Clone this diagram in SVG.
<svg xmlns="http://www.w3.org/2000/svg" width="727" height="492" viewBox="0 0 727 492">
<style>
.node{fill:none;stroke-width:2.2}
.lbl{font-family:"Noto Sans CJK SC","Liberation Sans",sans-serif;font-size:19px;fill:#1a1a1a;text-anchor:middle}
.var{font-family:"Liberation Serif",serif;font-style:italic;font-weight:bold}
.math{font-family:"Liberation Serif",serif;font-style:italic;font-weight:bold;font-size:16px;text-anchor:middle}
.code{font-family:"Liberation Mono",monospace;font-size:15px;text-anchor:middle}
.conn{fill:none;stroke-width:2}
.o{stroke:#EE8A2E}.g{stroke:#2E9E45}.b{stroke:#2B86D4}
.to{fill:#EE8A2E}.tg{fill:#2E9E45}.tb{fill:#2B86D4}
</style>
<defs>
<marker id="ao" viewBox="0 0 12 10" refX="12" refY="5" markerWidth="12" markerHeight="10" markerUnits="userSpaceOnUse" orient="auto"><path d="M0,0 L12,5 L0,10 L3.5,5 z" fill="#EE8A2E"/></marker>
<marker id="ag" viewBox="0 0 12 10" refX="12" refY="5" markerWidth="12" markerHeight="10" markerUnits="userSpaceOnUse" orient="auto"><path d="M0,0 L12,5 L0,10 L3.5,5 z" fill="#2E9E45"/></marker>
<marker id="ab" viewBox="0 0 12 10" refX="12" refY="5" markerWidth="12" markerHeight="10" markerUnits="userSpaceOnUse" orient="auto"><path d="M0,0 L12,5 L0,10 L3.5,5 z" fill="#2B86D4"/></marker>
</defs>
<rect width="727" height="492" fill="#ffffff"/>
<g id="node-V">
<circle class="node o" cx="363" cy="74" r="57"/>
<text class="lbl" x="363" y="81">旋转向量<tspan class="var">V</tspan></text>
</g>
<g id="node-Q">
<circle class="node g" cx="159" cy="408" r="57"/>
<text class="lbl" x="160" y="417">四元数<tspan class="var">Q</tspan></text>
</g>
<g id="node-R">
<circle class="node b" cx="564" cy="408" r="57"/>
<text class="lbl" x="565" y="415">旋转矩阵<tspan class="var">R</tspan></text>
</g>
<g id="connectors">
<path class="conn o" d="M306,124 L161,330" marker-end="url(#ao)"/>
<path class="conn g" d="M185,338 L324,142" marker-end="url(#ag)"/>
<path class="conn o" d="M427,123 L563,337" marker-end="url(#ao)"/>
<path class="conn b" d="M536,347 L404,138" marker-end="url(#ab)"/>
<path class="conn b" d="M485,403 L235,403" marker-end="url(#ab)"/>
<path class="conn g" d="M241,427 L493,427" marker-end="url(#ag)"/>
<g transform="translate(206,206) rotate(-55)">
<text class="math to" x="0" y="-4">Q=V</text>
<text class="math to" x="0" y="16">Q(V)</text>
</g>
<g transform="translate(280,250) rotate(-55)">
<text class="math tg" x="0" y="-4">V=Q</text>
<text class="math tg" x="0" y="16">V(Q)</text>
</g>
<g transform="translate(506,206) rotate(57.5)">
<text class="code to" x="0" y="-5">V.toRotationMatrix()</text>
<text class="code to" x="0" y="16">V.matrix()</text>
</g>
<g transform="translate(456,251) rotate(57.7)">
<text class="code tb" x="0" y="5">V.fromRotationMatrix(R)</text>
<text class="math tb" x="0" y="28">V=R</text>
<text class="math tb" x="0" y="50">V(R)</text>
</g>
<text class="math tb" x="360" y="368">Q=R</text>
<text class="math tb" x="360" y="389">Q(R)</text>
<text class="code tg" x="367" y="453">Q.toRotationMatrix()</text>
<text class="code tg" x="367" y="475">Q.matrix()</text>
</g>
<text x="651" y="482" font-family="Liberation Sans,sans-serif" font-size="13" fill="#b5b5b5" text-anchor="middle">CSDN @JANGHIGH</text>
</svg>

-*-

Output all of the material, please, exactly as it stands.

Clone this diagram in SVG.
<svg xmlns="http://www.w3.org/2000/svg" width="727" height="492" viewBox="0 0 727 492">
<style>
.node{fill:none;stroke-width:2.2}
.lbl{font-family:"Noto Sans CJK SC","Liberation Sans",sans-serif;font-size:19px;fill:#1a1a1a;text-anchor:middle}
.var{font-family:"Liberation Serif",serif;font-style:italic;font-weight:bold}
.math{font-family:"Liberation Serif",serif;font-style:italic;font-weight:bold;font-size:16px;text-anchor:middle}
.code{font-family:"Liberation Mono",monospace;font-size:15px;text-anchor:middle}
.conn{fill:none;stroke-width:2}
.o{stroke:#EE8A2E}.g{stroke:#2E9E45}.b{stroke:#2B86D4}
.to{fill:#EE8A2E}.tg{fill:#2E9E45}.tb{fill:#2B86D4}
</style>
<defs>
<marker id="ao" viewBox="0 0 12 10" refX="12" refY="5" markerWidth="12" markerHeight="10" markerUnits="userSpaceOnUse" orient="auto"><path d="M0,0 L12,5 L0,10 L3.5,5 z" fill="#EE8A2E"/></marker>
<marker id="ag" viewBox="0 0 12 10" refX="12" refY="5" markerWidth="12" markerHeight="10" markerUnits="userSpaceOnUse" orient="auto"><path d="M0,0 L12,5 L0,10 L3.5,5 z" fill="#2E9E45"/></marker>
<marker id="ab" viewBox="0 0 12 10" refX="12" refY="5" markerWidth="12" markerHeight="10" markerUnits="userSpaceOnUse" orient="auto"><path d="M0,0 L12,5 L0,10 L3.5,5 z" fill="#2B86D4"/></marker>
</defs>
<rect width="727" height="492" fill="#ffffff"/>
<g id="node-V">
<circle class="node o" cx="363" cy="74" r="57"/>
<text class="lbl" x="363" y="81">旋转向量<tspan class="var">V</tspan></text>
</g>
<g id="node-Q">
<circle class="node g" cx="159" cy="408" r="57"/>
<text class="lbl" x="160" y="417">四元数<tspan class="var">Q</tspan></text>
</g>
<g id="node-R">
<circle class="node b" cx="564" cy="408" r="57"/>
<text class="lbl" x="565" y="415">旋转矩阵<tspan class="var">R</tspan></text>
</g>
<g id="connectors">
<path class="conn o" d="M306,124 L161,330" marker-end="url(#ao)"/>
<path class="conn g" d="M185,338 L324,142" marker-end="url(#ag)"/>
<path class="conn o" d="M427,123 L563,337" marker-end="url(#ao)"/>
<path class="conn b" d="M536,347 L404,138" marker-end="url(#ab)"/>
<path class="conn b" d="M485,403 L235,403" marker-end="url(#ab)"/>
<path class="conn g" d="M241,427 L493,427" marker-end="url(#ag)"/>
<g transform="translate(206,206) rotate(-55)">
<text class="math to" x="0" y="-4">Q=V</text>
<text class="math to" x="0" y="16">Q(V)</text>
</g>
<g transform="translate(280,250) rotate(-55)">
<text class="math tg" x="0" y="-4">V=Q</text>
<text class="math tg" x="0" y="16">V(Q)</text>
</g>
<g transform="translate(506,206) rotate(57.5)">
<text class="code to" x="0" y="-5">V.toRotationMatrix()</text>
<text class="code to" x="0" y="16">V.matrix()</text>
</g>
<g transform="translate(456,251) rotate(57.7)">
<text class="code tb" x="0" y="5">V.fromRotationMatrix(R)</text>
<text class="math tb" x="0" y="28">V=R</text>
<text class="math tb" x="0" y="50">V(R)</text>
</g>
<text class="math tb" x="360" y="368">Q=R</text>
<text class="math tb" x="360" y="389">Q(R)</text>
<text class="code tg" x="367" y="453">Q.toRotationMatrix()</text>
<text class="code tg" x="367" y="475">Q.matrix()</text>
</g>
<text x="651" y="482" font-family="Liberation Sans,sans-serif" font-size="13" fill="#b5b5b5" text-anchor="middle">CSDN @JANGHIGH</text>
</svg>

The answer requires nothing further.